The weekly summary needed one more piece. WhatsApp has a practical per-message limit, so a full weekly summary would be silently truncated. The fix was a _chunk_text helper that splits on \n\n boundaries (hard-splits only when no boundary exists inside 3,500 characters), prepends a [Weekly N/M] header when there’s more than one chunk, and inserts a 1-second delay between sends so the receiving Evolution API doesn’t drop a burst.
The outcome
Live on the Hetzner VPS since 23-May-2026, and a daily driver since. The production container runs Up healthy with restart count 0; the uptime heartbeat answered 200 OK to Uptime Kuma at 09:18 MDT on the day the scheduler first started and has been answering on the minute ever since. The morning digest fires every day, the weekly summary every Sunday. The test suite has grown with the agent — from 42 at first alerting to 293 green today, as ingestion, audits, and the WhatsApp chat path were each added under test.
The agent has been exercised against the live operation in ad-hoc mode while the scheduled jobs warmed up. The most useful proof was a real query asked from the container: “what’s the state of the Axera Flow fronts today?” The agent returned 4,445 tokens of structured answer in 87 seconds, including a finding the human hadn’t caught — three duplicate Voice Call records from the same prospect, sitting in the Voice Calls table waiting for someone to notice. The founder noticed only because the agent surfaced it. That single output justified the build.
The phone path also worked first try. Over SSH, the chat command opened an interactive session and returned a 585-token reply in about 12 seconds — slower than a desktop terminal would be, but well inside the founder’s spec for “a quick consult from the phone.”

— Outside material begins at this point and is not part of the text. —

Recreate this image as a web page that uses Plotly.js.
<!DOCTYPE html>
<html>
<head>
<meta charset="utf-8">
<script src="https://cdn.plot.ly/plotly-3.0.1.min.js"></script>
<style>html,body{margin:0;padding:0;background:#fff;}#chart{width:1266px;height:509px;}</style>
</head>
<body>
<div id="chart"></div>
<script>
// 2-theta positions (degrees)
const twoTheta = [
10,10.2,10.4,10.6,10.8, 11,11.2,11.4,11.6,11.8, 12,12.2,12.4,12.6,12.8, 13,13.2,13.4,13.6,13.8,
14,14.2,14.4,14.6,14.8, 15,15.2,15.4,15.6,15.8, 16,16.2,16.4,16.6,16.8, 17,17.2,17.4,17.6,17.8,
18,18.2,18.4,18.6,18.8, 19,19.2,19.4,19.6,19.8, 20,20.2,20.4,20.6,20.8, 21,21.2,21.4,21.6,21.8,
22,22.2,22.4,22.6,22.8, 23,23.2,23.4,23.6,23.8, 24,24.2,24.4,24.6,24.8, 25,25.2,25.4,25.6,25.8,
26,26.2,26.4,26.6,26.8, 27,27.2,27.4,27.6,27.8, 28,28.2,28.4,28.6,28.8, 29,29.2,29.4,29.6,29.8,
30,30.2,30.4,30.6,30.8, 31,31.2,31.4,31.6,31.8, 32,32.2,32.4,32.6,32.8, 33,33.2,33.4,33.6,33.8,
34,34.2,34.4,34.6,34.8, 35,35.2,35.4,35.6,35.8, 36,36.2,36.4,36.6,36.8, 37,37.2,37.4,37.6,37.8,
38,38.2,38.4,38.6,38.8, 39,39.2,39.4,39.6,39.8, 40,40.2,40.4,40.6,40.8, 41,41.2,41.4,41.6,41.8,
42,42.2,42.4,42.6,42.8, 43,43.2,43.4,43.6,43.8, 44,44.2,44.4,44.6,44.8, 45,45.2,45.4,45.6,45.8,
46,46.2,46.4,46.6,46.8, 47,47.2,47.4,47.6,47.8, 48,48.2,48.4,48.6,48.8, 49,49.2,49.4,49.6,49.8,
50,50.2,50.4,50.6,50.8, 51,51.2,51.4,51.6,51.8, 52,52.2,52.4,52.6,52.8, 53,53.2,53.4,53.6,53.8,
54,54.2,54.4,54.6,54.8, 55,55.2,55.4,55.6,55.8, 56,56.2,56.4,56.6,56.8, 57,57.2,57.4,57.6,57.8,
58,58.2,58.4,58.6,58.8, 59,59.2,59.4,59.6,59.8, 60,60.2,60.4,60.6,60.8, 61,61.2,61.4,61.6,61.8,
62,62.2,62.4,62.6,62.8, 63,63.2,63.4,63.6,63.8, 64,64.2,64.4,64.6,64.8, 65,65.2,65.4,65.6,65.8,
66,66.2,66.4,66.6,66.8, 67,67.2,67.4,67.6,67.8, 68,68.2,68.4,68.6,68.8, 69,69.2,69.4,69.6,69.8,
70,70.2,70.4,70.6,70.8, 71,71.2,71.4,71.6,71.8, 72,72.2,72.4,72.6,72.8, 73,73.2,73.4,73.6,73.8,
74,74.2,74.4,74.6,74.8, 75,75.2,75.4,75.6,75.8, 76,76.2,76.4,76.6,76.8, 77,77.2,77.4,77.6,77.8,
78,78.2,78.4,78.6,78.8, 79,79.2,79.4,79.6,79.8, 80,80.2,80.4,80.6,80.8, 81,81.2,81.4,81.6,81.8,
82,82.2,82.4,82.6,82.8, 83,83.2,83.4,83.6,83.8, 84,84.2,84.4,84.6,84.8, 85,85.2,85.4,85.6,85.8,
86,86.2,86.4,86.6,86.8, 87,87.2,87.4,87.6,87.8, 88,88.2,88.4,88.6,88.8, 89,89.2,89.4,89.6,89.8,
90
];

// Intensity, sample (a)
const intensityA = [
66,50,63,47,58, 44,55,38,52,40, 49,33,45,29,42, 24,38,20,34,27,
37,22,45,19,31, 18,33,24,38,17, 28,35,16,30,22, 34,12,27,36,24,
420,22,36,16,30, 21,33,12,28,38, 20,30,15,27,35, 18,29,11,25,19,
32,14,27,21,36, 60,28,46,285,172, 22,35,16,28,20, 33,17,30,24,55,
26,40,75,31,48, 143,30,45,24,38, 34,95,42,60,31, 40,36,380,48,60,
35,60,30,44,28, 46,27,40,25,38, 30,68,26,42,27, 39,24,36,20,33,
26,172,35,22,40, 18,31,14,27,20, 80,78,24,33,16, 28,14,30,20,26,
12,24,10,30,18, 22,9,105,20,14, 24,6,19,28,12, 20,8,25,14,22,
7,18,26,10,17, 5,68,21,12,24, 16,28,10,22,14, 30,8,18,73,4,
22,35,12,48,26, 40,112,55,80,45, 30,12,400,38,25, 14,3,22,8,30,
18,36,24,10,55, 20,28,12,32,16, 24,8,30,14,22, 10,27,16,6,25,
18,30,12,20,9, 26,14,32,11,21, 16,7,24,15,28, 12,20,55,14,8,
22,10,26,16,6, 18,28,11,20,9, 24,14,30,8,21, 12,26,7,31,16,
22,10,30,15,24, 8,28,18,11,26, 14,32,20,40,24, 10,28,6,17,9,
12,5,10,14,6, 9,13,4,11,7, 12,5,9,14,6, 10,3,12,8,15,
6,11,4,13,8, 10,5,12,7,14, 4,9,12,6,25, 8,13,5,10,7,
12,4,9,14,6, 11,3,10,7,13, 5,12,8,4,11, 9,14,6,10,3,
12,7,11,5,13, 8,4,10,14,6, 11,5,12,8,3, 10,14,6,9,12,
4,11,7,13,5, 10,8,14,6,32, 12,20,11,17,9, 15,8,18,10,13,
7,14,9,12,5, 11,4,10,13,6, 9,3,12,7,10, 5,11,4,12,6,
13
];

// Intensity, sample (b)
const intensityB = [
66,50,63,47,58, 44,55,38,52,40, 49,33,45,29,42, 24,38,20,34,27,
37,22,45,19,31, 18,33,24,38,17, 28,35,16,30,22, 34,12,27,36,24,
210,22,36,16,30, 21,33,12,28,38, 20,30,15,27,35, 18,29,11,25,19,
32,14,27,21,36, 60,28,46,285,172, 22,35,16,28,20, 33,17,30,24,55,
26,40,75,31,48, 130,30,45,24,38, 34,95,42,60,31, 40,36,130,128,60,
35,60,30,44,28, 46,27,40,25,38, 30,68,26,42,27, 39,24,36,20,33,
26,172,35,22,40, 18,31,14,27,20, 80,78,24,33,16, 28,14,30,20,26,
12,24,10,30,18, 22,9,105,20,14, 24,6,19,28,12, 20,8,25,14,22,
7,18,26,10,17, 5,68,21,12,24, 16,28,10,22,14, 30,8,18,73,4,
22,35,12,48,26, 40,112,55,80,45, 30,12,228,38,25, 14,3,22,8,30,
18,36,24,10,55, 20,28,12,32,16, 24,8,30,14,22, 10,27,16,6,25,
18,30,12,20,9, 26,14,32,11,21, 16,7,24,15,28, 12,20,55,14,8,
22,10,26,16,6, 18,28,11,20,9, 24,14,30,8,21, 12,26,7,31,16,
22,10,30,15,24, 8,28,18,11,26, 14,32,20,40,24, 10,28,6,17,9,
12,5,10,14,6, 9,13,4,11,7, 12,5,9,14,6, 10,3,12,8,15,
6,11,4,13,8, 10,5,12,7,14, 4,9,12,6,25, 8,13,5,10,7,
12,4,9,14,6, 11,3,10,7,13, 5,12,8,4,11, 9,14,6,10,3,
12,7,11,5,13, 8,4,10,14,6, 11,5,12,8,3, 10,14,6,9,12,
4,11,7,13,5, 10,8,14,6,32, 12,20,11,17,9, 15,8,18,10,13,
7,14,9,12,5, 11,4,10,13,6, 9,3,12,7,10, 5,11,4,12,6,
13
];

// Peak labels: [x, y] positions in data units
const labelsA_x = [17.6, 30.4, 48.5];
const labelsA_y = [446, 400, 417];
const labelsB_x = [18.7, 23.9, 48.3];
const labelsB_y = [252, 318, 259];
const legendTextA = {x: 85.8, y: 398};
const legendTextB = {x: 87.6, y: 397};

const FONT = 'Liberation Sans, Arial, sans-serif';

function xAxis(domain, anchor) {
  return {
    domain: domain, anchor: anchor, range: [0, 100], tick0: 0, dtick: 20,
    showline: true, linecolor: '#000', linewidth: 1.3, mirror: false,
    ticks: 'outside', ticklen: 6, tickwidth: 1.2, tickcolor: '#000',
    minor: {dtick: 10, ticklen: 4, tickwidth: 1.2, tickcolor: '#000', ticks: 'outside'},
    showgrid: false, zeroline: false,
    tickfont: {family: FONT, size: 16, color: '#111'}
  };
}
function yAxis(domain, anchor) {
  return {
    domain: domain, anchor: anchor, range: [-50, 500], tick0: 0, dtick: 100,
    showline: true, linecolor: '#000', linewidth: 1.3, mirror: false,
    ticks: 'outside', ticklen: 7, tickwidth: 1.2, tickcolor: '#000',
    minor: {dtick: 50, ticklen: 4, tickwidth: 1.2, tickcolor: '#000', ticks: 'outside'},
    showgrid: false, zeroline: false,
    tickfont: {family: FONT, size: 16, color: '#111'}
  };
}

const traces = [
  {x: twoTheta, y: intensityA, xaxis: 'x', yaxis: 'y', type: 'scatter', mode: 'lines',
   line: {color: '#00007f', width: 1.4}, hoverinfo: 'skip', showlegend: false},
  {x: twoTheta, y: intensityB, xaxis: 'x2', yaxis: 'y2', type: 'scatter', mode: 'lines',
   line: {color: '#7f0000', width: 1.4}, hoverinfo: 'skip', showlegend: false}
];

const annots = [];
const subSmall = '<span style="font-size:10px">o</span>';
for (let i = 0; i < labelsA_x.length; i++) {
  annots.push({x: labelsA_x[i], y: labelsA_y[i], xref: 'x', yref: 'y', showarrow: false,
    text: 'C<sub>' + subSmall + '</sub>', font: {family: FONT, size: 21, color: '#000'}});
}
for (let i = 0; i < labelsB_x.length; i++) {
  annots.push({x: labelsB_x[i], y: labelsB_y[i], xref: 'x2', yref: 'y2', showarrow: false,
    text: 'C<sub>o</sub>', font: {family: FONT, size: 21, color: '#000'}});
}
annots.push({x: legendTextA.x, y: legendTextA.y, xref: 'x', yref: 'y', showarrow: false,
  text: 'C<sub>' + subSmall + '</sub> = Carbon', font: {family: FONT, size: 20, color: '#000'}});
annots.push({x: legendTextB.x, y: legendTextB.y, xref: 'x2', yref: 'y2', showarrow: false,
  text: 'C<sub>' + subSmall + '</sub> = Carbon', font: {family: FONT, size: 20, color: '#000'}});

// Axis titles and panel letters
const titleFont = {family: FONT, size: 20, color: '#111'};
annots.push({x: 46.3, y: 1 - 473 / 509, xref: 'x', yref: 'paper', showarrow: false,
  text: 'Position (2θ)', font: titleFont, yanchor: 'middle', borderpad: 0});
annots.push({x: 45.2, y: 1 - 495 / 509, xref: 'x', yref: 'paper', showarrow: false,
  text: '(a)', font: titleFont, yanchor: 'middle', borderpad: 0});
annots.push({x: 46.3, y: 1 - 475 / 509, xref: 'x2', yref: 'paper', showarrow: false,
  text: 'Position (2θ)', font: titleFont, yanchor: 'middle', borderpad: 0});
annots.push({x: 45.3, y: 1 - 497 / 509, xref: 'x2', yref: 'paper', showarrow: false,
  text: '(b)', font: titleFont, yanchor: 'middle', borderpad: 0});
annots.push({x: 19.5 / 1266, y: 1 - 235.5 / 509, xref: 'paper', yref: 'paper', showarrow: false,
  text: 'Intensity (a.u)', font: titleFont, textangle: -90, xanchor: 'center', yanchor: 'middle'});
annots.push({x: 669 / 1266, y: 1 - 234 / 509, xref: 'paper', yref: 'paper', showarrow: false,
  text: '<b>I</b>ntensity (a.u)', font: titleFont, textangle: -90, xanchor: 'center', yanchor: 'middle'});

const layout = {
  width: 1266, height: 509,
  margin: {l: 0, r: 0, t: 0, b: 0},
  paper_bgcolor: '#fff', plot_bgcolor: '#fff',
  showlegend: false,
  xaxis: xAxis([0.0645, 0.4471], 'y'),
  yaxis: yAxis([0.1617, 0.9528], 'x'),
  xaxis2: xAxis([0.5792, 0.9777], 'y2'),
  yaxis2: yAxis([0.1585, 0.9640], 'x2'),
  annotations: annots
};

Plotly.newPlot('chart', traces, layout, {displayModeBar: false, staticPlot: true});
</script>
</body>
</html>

The architectural bet — that one agent reading across every front could replace the hour-long morning scan — has had weeks to prove out, and it held: the digest is a daily driver, the manual scan is gone, and the agent’s reach only widened. It now ingests marketing data, answers a WhatsApp consult from the phone, and carries a fact-capture loop — when the founder corrects it in plain language (“the BR instance is off on purpose”), the agent tags the fact and feeds it back into the canonical docs, so the next morning’s digest reasons from a corrected picture instead of repeating a stale one. The credentials still never left the VPS the founder owns, and the alert path still only interrupts on real transitions. The thing that was a hypothesis at launch is now just how the operation runs.
Lessons learned
The most useful decisions on this project were about posture, not features. Running the agent inside a container the founder owns, not on someone else’s automation platform. Treating alerts as a transition signal, not a stream. Letting a 1.29 GB image stand because the alternative was worse code. Wiring the alert path best-effort so a WhatsApp outage couldn’t take down a digest. Each of these would have been easy to compromise under deadline pressure, and each one is doing real work in production.
The second lesson is operational: building an agent that decides what’s worth surfacing is mostly an exercise in writing the silent path well. The loud path — generating a digest, sending a message — is the easy part. The hard part is making sure nothing fires when nothing happened. Transition-only state, atomic state writes, best-effort send wrappers, a 60-second heartbeat that proves the agent is alive without saying anything substantive — these aren’t features the founder will ever see. They’re the reason he won’t be woken up at 3 a.m. by a duplicate notification about a failure that already self-recovered.